§ Supplied information

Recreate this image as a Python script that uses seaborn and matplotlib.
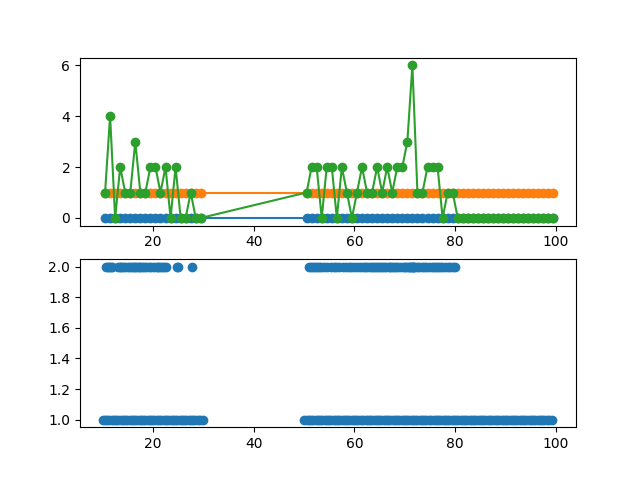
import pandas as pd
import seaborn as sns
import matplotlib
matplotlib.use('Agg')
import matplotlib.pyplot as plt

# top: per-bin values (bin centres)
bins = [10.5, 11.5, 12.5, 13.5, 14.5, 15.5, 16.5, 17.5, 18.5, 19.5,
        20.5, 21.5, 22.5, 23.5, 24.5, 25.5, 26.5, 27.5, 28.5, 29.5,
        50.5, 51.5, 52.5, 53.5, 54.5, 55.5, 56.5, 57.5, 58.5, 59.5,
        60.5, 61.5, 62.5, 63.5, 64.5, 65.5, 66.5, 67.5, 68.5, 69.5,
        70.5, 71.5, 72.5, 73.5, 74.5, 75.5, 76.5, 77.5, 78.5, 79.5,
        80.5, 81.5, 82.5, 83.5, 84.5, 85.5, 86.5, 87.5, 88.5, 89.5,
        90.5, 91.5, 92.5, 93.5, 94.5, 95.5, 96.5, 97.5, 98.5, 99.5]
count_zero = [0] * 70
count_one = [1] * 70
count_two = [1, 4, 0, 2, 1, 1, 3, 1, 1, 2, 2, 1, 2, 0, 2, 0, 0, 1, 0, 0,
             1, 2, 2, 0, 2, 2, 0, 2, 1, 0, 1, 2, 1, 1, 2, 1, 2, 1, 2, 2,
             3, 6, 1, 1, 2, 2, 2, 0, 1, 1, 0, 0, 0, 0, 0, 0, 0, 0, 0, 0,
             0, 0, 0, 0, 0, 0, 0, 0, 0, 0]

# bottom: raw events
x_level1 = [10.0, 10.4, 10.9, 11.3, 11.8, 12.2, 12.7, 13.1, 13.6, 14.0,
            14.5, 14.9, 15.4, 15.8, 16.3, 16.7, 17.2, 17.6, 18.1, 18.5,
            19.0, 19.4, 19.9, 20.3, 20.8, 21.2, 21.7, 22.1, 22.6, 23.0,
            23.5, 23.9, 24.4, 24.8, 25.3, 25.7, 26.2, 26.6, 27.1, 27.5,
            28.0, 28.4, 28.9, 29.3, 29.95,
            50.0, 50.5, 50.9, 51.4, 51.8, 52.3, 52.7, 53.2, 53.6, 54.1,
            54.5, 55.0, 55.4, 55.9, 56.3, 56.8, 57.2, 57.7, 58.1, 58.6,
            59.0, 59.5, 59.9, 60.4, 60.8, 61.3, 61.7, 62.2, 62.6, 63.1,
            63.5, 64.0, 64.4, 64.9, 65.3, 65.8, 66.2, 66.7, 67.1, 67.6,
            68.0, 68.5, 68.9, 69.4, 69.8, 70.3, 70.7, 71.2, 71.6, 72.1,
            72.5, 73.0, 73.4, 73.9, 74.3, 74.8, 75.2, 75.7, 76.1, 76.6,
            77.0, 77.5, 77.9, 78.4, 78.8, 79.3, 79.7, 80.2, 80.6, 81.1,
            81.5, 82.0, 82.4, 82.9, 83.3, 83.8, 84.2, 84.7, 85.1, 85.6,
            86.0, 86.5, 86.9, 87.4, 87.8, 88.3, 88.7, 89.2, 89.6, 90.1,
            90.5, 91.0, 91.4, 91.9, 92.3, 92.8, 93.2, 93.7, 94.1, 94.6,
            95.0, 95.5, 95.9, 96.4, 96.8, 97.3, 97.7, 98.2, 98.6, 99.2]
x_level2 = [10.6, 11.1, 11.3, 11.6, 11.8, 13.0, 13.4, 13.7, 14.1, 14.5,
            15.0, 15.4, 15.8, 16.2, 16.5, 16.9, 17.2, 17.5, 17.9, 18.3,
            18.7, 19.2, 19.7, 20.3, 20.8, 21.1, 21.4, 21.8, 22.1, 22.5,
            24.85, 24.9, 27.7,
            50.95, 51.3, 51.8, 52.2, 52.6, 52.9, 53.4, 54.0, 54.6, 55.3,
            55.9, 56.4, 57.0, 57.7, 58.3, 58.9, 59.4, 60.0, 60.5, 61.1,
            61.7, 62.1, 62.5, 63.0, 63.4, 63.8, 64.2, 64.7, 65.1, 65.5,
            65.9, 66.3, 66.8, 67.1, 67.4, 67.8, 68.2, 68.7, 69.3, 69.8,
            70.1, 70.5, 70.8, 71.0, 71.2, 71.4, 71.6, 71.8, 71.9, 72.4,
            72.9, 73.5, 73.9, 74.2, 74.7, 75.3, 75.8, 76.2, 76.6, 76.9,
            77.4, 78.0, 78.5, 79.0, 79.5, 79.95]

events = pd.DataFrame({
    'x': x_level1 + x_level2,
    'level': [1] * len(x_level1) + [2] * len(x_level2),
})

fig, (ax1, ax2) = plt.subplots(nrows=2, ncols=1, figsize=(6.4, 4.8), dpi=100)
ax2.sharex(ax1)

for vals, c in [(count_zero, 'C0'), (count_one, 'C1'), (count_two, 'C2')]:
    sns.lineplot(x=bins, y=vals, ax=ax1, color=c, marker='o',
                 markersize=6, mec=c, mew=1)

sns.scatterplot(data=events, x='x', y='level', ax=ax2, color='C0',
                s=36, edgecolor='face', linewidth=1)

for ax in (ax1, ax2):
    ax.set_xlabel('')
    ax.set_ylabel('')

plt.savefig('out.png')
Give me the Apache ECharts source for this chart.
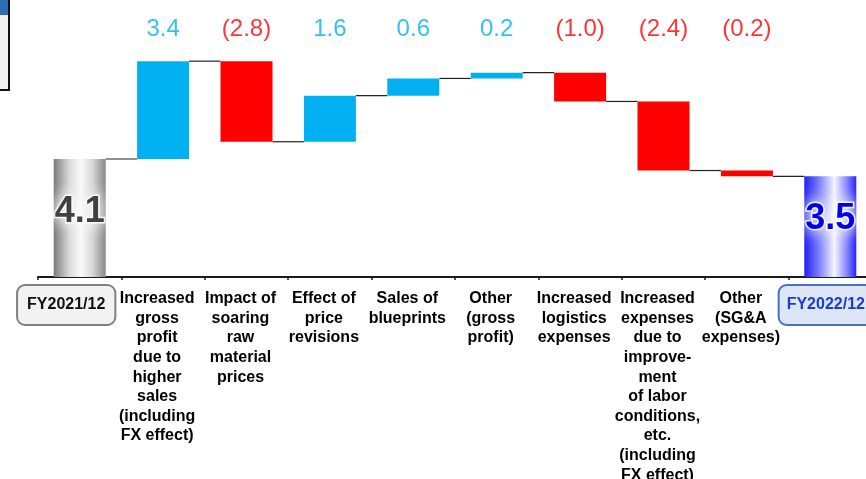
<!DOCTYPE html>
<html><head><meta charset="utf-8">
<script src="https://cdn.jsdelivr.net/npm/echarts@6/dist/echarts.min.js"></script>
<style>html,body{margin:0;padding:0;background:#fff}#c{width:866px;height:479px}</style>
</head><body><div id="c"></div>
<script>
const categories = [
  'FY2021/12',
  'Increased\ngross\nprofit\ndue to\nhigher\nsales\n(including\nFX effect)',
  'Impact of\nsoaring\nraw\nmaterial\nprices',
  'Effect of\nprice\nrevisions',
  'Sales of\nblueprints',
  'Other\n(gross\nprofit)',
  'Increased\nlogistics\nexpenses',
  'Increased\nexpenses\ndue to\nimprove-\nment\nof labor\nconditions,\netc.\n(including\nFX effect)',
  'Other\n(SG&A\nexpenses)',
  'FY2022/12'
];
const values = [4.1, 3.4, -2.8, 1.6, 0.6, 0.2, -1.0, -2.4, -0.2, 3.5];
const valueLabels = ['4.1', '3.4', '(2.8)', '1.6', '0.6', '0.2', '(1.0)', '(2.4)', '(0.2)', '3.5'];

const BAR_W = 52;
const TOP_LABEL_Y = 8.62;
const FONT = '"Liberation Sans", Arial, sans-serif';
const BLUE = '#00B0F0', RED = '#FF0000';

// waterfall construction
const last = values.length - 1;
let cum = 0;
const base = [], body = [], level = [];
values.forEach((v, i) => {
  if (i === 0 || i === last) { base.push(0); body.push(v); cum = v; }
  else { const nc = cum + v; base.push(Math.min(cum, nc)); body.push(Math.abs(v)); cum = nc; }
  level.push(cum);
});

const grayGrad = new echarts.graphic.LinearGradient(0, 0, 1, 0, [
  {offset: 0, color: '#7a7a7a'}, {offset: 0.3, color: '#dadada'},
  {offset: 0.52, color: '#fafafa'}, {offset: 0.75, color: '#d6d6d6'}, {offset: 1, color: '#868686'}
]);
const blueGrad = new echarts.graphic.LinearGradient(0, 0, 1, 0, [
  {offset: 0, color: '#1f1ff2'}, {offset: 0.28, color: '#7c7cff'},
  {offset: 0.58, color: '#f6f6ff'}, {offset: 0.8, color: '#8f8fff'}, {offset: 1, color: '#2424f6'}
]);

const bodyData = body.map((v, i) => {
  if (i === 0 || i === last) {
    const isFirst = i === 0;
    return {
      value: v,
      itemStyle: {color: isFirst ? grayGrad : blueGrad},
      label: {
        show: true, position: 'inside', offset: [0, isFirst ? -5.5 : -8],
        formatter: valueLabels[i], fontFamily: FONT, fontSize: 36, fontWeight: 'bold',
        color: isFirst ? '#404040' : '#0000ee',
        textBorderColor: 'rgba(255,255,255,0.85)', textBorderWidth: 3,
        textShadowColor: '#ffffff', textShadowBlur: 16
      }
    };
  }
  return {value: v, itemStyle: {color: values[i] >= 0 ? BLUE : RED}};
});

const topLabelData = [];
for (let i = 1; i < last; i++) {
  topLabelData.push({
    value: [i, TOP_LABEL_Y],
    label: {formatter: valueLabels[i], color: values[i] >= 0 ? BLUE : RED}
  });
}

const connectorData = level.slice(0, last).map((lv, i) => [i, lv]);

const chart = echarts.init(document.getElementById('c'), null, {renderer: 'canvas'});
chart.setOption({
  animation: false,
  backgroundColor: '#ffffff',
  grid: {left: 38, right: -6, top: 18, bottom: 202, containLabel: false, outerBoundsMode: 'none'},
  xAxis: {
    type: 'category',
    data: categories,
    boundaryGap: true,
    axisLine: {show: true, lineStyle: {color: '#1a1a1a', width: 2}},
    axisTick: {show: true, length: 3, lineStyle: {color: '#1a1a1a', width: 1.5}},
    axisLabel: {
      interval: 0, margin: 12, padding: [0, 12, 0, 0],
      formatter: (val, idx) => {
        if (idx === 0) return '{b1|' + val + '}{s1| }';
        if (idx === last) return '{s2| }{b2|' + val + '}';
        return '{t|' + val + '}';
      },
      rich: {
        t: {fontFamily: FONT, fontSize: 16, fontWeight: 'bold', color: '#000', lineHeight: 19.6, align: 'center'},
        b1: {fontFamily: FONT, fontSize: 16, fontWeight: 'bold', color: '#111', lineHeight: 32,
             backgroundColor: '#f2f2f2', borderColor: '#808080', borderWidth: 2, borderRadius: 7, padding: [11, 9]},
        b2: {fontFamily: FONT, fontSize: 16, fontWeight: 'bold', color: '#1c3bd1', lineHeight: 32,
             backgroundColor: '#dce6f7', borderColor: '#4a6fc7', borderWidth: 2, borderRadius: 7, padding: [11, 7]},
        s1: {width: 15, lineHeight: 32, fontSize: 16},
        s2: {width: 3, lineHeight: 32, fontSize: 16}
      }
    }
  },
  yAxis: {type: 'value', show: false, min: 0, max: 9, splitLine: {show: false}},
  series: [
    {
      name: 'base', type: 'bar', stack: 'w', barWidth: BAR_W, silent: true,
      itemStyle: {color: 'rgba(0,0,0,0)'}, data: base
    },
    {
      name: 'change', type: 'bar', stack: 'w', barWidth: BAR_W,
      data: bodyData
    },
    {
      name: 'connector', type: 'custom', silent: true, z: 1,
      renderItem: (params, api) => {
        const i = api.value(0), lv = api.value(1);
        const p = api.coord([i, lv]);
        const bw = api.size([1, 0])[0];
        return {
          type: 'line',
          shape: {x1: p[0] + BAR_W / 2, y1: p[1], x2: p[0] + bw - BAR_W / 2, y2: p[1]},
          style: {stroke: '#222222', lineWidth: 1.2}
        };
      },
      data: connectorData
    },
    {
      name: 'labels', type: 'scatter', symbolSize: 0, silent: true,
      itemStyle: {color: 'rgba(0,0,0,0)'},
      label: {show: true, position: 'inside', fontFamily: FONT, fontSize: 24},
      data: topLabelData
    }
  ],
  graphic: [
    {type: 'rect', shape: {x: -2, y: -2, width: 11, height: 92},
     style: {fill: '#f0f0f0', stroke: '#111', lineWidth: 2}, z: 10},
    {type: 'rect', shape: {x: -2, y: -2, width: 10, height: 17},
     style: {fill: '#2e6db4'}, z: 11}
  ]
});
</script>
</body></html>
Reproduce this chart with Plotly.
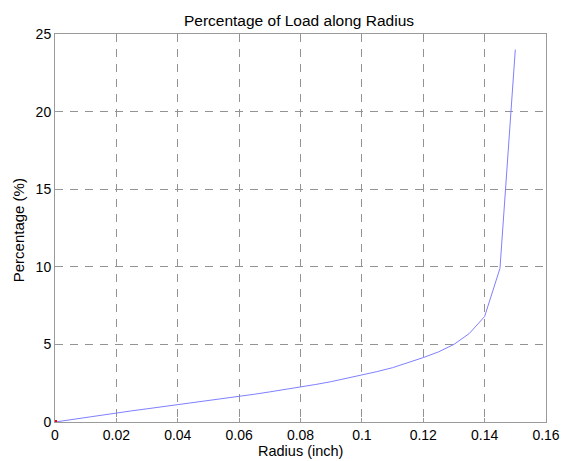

§ Your objective
Print, exactly as written, the lines above from the first one to the one containing "0, 0, 0, 0, 0, 0, 0, 0, 0, 0]". Leave out pictures.

§ Result
Recreate this image as a Python script that uses seaborn and matplotlib.
import pandas as pd
import seaborn as sns
import matplotlib
matplotlib.use('Agg')
import matplotlib.pyplot as plt

# top: per-bin values (bin centres)
bins = [10.5, 11.5, 12.5, 13.5, 14.5, 15.5, 16.5, 17.5, 18.5, 19.5,
        20.5, 21.5, 22.5, 23.5, 24.5, 25.5, 26.5, 27.5, 28.5, 29.5,
        50.5, 51.5, 52.5, 53.5, 54.5, 55.5, 56.5, 57.5, 58.5, 59.5,
        60.5, 61.5, 62.5, 63.5, 64.5, 65.5, 66.5, 67.5, 68.5, 69.5,
        70.5, 71.5, 72.5, 73.5, 74.5, 75.5, 76.5, 77.5, 78.5, 79.5,
        80.5, 81.5, 82.5, 83.5, 84.5, 85.5, 86.5, 87.5, 88.5, 89.5,
        90.5, 91.5, 92.5, 93.5, 94.5, 95.5, 96.5, 97.5, 98.5, 99.5]
count_zero = [0] * 70
count_one = [1] * 70
count_two = [1, 4, 0, 2, 1, 1, 3, 1, 1, 2, 2, 1, 2, 0, 2, 0, 0, 1, 0, 0,
             1, 2, 2, 0, 2, 2, 0, 2, 1, 0, 1, 2, 1, 1, 2, 1, 2, 1, 2, 2,
             3, 6, 1, 1, 2, 2, 2, 0, 1, 1, 0, 0, 0, 0, 0, 0, 0, 0, 0, 0,
             0, 0, 0, 0, 0, 0, 0, 0, 0, 0]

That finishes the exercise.